“What is your gift?”

A guest asked for the Word for the Day when he rode up to Manna House on his bike. Well, first he asked for the air pump for his tires, then he asked for the Word for the Day.

I got our Manna House air pump for him and I came back out on the front porch. I got out my Bible and read a passage I had come across in Morning Prayer, “Each one of you has received a special grace, so, like good stewards responsible for all these different graces of God, put yourselves at the service of others” (1 Peter 4:10).

The new arrival thanked me for the Word and got to work on his tires. The rest of us were sitting around the front porch. The rain that fell off and on all morning kept us out of the backyard. The Word for the Day lingered a bit in the air. I could see a few guests had perked up and listened.

“We all have something from God, something we’re good at,” a guest offered in response to the reading.

“What is your special grace, what is your gift?” I asked another guest sitting next to me.

He hesitated and looked down. Then he answered, “I don’t know that I have any gifts.”

“Surely you do. The Bible says so. God’s grace is with you.”

So he thought a bit more, and softly said, “I’m a good mechanic.”

“Shade tree mechanic?”

“Definitely. I know engines.” He now had a bit of pride on his face.

Like the guest who thought he had no gift, each guest I asked seemed startled by the question.

One guest said, “I’ve never been asked that question before. Give me a minute.”

While he thought, a few others started to share answers.

“I can do dry wall real well.”

“I’m good at prayer.”

“I have the gift of gab.”

“I’m trustworthy.”

“I can take apart just about anything” said another. And sure enough, all morning that guest had worked on taking apart an old computer he had found in the garbage down the street. Periodically he would tell me about the part he had just excavated.  “This here is the hard drive.”

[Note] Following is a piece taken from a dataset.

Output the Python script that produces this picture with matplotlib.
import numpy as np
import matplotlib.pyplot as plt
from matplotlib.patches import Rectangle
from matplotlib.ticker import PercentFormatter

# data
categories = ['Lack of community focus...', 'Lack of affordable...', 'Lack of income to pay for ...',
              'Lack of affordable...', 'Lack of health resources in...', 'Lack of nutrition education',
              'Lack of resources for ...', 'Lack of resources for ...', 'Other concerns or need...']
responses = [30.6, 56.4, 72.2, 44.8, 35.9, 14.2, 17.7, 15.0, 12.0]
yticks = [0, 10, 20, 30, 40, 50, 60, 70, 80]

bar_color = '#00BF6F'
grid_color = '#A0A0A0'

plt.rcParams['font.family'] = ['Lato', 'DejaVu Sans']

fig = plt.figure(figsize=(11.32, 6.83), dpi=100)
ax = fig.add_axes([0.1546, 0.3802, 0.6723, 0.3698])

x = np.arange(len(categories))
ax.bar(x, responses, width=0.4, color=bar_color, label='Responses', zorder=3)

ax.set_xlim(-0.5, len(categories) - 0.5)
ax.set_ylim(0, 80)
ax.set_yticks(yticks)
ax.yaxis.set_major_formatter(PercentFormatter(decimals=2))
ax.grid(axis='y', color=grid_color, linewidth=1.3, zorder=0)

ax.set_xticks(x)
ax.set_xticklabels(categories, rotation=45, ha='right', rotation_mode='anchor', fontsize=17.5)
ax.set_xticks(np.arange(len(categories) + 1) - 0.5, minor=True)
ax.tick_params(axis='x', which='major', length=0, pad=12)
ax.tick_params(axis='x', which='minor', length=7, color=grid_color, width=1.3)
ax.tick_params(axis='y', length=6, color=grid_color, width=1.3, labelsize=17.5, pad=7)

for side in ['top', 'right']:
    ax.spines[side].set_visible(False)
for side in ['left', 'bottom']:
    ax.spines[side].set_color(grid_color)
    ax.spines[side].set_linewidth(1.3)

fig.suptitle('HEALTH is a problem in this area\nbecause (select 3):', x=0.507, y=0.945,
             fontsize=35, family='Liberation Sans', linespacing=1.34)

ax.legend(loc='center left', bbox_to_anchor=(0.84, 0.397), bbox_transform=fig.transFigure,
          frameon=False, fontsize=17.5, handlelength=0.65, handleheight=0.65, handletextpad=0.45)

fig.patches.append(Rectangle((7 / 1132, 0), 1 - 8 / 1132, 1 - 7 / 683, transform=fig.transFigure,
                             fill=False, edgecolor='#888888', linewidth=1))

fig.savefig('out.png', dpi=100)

I kept at the question. “What is your gift?”

The guest who had asked for a minute came back to the porch. “I can see the devil when he’s about.”

“Now that’s a fine gift. Where’s the devil today?”


No one argued his point.

Then one guest has his gift identified for him. “He’s got the gift of interruption” a guest said pointing to one of our more verbose guests, and the porch erupted with laughter.

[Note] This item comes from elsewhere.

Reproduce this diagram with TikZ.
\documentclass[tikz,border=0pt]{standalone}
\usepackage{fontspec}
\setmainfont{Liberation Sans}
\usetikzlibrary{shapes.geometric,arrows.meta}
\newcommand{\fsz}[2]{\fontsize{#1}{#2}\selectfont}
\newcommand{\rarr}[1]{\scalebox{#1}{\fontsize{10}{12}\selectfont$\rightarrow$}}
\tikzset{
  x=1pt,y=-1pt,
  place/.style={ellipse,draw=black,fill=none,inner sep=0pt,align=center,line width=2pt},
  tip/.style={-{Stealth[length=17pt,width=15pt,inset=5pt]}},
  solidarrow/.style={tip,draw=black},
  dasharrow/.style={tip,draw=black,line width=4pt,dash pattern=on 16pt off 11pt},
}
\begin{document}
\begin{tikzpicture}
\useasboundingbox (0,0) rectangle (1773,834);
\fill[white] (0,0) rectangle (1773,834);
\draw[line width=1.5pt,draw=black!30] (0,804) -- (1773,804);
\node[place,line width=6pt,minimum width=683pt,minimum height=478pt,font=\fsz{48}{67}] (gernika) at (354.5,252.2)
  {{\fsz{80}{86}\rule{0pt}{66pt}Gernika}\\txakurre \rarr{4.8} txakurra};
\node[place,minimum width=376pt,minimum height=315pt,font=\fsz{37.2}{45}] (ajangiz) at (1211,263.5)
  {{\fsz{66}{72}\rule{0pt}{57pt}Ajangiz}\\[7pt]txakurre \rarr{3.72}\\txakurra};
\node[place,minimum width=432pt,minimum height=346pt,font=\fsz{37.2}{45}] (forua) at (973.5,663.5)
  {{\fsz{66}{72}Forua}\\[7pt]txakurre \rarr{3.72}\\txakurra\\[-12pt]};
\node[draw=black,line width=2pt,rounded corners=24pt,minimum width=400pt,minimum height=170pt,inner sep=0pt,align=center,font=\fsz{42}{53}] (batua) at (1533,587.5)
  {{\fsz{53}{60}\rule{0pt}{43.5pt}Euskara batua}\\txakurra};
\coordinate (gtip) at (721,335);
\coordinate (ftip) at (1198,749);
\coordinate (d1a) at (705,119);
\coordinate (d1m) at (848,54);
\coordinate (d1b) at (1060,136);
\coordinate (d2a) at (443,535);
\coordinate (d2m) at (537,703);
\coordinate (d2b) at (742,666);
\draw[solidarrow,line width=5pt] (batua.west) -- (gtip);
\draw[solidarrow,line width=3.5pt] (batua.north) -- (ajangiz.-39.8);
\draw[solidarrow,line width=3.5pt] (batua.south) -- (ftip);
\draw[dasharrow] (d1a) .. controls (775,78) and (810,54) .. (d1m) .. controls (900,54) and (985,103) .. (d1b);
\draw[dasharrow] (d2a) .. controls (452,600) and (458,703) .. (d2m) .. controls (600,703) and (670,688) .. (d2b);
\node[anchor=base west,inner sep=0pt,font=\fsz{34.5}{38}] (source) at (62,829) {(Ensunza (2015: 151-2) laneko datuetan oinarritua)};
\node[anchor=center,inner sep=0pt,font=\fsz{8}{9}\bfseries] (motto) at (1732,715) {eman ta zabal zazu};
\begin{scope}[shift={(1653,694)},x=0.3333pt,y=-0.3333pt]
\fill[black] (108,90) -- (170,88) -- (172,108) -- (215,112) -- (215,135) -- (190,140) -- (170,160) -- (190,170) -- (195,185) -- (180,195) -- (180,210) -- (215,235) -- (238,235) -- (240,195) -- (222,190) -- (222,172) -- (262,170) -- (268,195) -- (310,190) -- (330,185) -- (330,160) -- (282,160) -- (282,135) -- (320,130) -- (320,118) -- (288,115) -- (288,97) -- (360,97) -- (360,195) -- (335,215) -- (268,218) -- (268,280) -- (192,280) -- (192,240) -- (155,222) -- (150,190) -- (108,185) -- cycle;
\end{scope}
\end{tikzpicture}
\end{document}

Later, I wondered about the hesitancy of our guests in answering this question, “What is your gift?” I am sure for some of it was simple humility. But the way each guest smiled when they shared their gift and the way they listened carefully as each guest shared their gift, I had a sense that more was going on. Kathleen suggested another possibility as we talked.

“I’d say most of our guests haven’t been told by others what their gifts are or even recognized as even having a gift. They’re mostly told how they are worthless; that they don’t have any gifts.”

I thought about the preaching so prevalent in “missions” for homeless people. There’s a lot of talk about sin and how people are on the streets because they haven’t accepted Jesus. I thought about the derisive descriptions people give for our guests from the streets. Bums. Crackheads. Lazy asses. Scum. Dirtbags. I thought about the way public policies are crafted to address “the homeless” by seeing them as hazards to the well-being of downtown or other areas.

The faith-filled assertion in First Peter is that we each have a gift, a grace from God, and all of these gifts contribute to the beauty of our lives together. This applies to our guests as much as to anyone. I think I’ll keep asking this question at Manna House, and elsewhere, “What is your gift?”